In questo modo, i 25 Paesi e l’Ue bocciano il nuovo piano sugli aiuti disegnato da Israele, che prevedrebbe di estromettere le organizzazioni umanitarie, affidando la distribuzione a esercito e aziende private. Già 55 ong operative a Gaza hanno avvertito che il nuovo sistema di registrazione ha criteri troppo rigidi. Tra queste organizzazioni c’è anche Oxfam Italia. All’agenzia Dire Paolo Pezzati, portavoce dell’ong per le crisi umanitarie, ha lamentato che riconoscere questo nuovo meccanismo significa dover scegliere tra “denunciare le violazioni di Israele ai principi umanitari o accettarlo, pur di poter soccorrere le persone”. Inoltre, “da quanto sappiamo, le persone stipate a Khan Younis e Rafah dovranno entrare in campi recintati dopo previa approvazione delle autorità militari israeliane. Questo trasformerà i civili in prigionieri”.

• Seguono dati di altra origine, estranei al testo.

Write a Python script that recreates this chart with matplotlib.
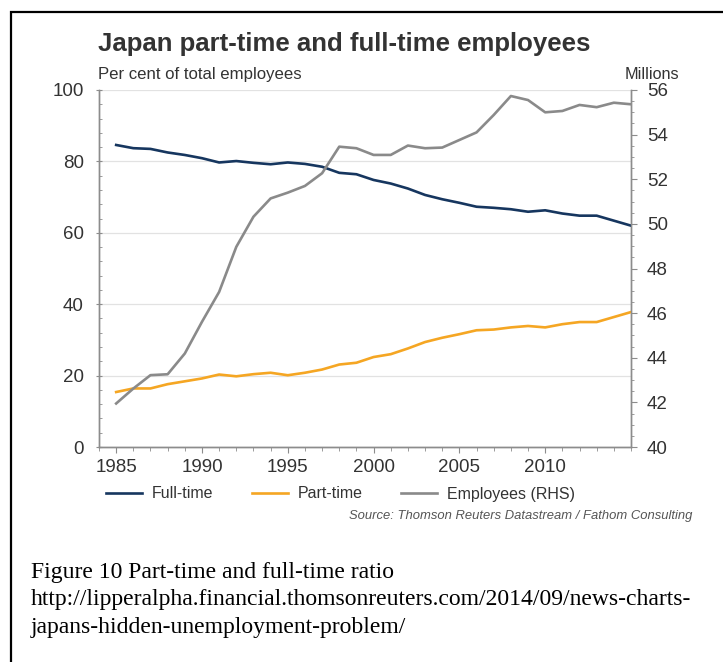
import matplotlib
matplotlib.use("Agg")
import matplotlib.pyplot as plt
from matplotlib.ticker import MultipleLocator
from matplotlib.lines import Line2D
from matplotlib.patches import Rectangle

plt.rcParams['font.family'] = ['Liberation Sans', 'DejaVu Sans']

years = list(range(1985, 2016))
full_time = [84.6, 83.7, 83.5, 82.5, 81.8, 80.9, 79.7, 80.1, 79.6, 79.2,
             79.7, 79.3, 78.5, 76.8, 76.4, 74.8, 73.8, 72.4, 70.6, 69.4,
             68.4, 67.3, 67.0, 66.6, 65.9, 66.3, 65.4, 64.8, 64.8, 63.4, 62.0]
part_time = [15.4, 16.4, 16.4, 17.6, 18.4, 19.2, 20.3, 19.8, 20.4, 20.8,
             20.1, 20.8, 21.7, 23.1, 23.6, 25.2, 26.0, 27.6, 29.4, 30.6,
             31.6, 32.7, 32.9, 33.5, 33.9, 33.5, 34.4, 35.0, 35.0, 36.4, 37.8]
employees = [41.95, 42.62, 43.22, 43.26, 44.19, 45.61, 46.95, 48.97, 50.32, 51.14,
             51.40, 51.70, 52.27, 53.46, 53.39, 53.09, 53.09, 53.51, 53.39, 53.42,
             53.76, 54.10, 54.88, 55.73, 55.55, 55.00, 55.06, 55.33, 55.23, 55.43, 55.36]

navy = '#16365f'
orange = '#f5a623'
grey = '#8a8a8a'
axis_grey = '#8c8c8c'
text_dark = '#333333'

W, H = 723, 662
fig = plt.figure(figsize=(W / 100, H / 100), dpi=100)


def fx(px):
    return px / W


def fy(py):
    return 1 - py / H


ax = fig.add_axes([fx(99), fy(447), fx(631) - fx(99), fy(90) - fy(447)])
ax2 = ax.twinx()

ax.plot(years, full_time, color=navy, lw=1.9, zorder=3)
ax.plot(years, part_time, color=orange, lw=1.9, zorder=3)
ax2.plot(years, employees, color=grey, lw=1.9, zorder=3)

ax.set_xlim(1984, 2015)
ax.set_ylim(0, 100)
ax2.set_ylim(40, 56)

ax.set_xticks(range(1985, 2015, 5))
ax.xaxis.set_minor_locator(MultipleLocator(1))
ax.yaxis.set_major_locator(MultipleLocator(20))
ax.yaxis.set_minor_locator(MultipleLocator(4))
ax2.yaxis.set_major_locator(MultipleLocator(2))
ax2.yaxis.set_minor_locator(MultipleLocator(0.5))

ax.grid(axis='y', color='#e2e2e2', lw=0.9, zorder=0)
ax.set_axisbelow(True)

for a in (ax, ax2):
    for s in a.spines.values():
        s.set_color(axis_grey)
        s.set_linewidth(1.0)
    a.spines['top'].set_visible(False)

ax.tick_params(axis='x', which='major', direction='out', length=4, color=axis_grey,
               labelsize=13.5, labelcolor=text_dark, pad=5)
ax.tick_params(axis='x', which='minor', direction='out', length=3, color=axis_grey)
ax.tick_params(axis='y', which='major', direction='inout', length=5, color=axis_grey,
               labelsize=13.5, labelcolor=text_dark, pad=8.5)
ax.tick_params(axis='y', which='minor', direction='in', length=2.5, color=axis_grey)
ax2.tick_params(axis='y', which='major', direction='out', length=4, color=axis_grey,
                labelsize=13.5, labelcolor=text_dark, pad=7.5)
ax2.tick_params(axis='y', which='minor', direction='out', length=2.5, color=axis_grey)

# frame around the whole picture (only top and left edges visible)
fig.patches.append(Rectangle((fx(11), fy(H + 20)), fx(W + 20), fy(12) - fy(H + 20),
                             transform=fig.transFigure, fill=False,
                             edgecolor='black', lw=1.6))

fig.text(fx(98), fy(51), 'Japan part-time and full-time employees', fontsize=18.5,
         fontweight='bold', color=text_dark, va='baseline')
fig.text(fx(98), fy(79), 'Per cent of total employees', fontsize=12.1,
         color=text_dark, va='baseline')
fig.text(fx(679), fy(79), 'Millions', fontsize=11.7, color=text_dark,
         va='baseline', ha='right')

handles = [Line2D([], [], color=navy, lw=1.9),
           Line2D([], [], color=orange, lw=1.9),
           Line2D([], [], color=grey, lw=1.9)]
fig.legend(handles, ['Full-time', 'Part-time', 'Employees (RHS)'],
           loc='center left', bbox_to_anchor=(fx(92), fy(494)), ncol=3,
           frameon=False, fontsize=11.5, handlelength=2.25, handletextpad=0.62,
           columnspacing=2.4, labelcolor=text_dark)

fig.text(fx(692), fy(519), 'Source: Thomson Reuters Datastream / Fathom Consulting',
         fontsize=9.4, style='italic', color='#555555', ha='right', va='baseline')

cap_font = ['Liberation Serif', 'DejaVu Serif']
caption = ['Figure 10 Part-time and full-time ratio',
           'http://lipperalpha.financial.thomsonreuters.com/2014/09/news-charts-',
           'japans-hidden-unemployment-problem/']
for i, line in enumerate(caption):
    fig.text(fx(31), fy(578 + 27.5 * i), line, fontsize=17, family=cap_font,
             color='black', va='baseline')

fig.savefig('out.png', dpi=100, facecolor='white')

Oxfam per questo ha partecipato a una carovana al valico di Rafah, il confine sigillato da 80 giorni, insieme a parlamentari e ong della rete Aoi, Arci e Assopace Palestina. La seconda, a distanza di 14 mesi, dallo scoppio del conflitto. “Vogliamo denunciare una complicità- spiega Pezzati- una copertura di fatto che la comunità internazionale ha dato ad una delle parti in conflitto, ovvero al governo di Israele”.
Tel Aviv, deciso a sradicare il movimento Hamas – responsabile dell’attacco del 7 ottobre 2023 in cui rimasero uccise 1200 persone e altre 240 furono prese in ostaggio – sostiene che gli aiuti umanitari finiscano per foraggiare l’organizzazione. Accuse che gli organismi umanitari hanno sempre respinto.
Ancora il responsabile della Mezzaluna rossa egiziana lamenta un ulteriore problema: anche quando Israele consentiva a Gaza di ricevere aiuti, “non ci è mai stata comunicata con chiarezza una lista di beni che possono entrare e nei magazzini abbiamo ancora migliaia di prodotti respinti”. Una soluzione era “Confrontarci con le altre agenzie onu per dedurre tali criteri”. Israele sostiene di dover rispondere alle proprie esigenze di sicurezza. Ad esempio, continua Gheith, sono vietati coltelli e forbici, ma anche sedie a rotelle, stampelle, tende da campo e ruote di ricambio perché contengono parti in metallo, oppure bombole d’ossigeno, sacchi a pelo e abiti – se di color verde militare – o anche depuratori e filtri per l’acqua (per via del carbonio), generatori ad energia solare, pannelli solari, persino un macchinario per le radiografie.
Sollecitato dalla Dire sul punto, Triestino Mariniello, docente di Diritto penale internazionale alla John Moores University di Liverpool, replica: “Il diritto umanitario è un obbligo assoluto. Non vi è nessuna deroga. Israele non può usare motivazioni di sicurezza o necessità militare per bloccare l’accesso di beni essenziali. Inoltre, come potenza occupante, Israele ha anche un obbligo ulteriore di proteggere la popolazione di Gaza consentendo l’ingresso di questi beni”.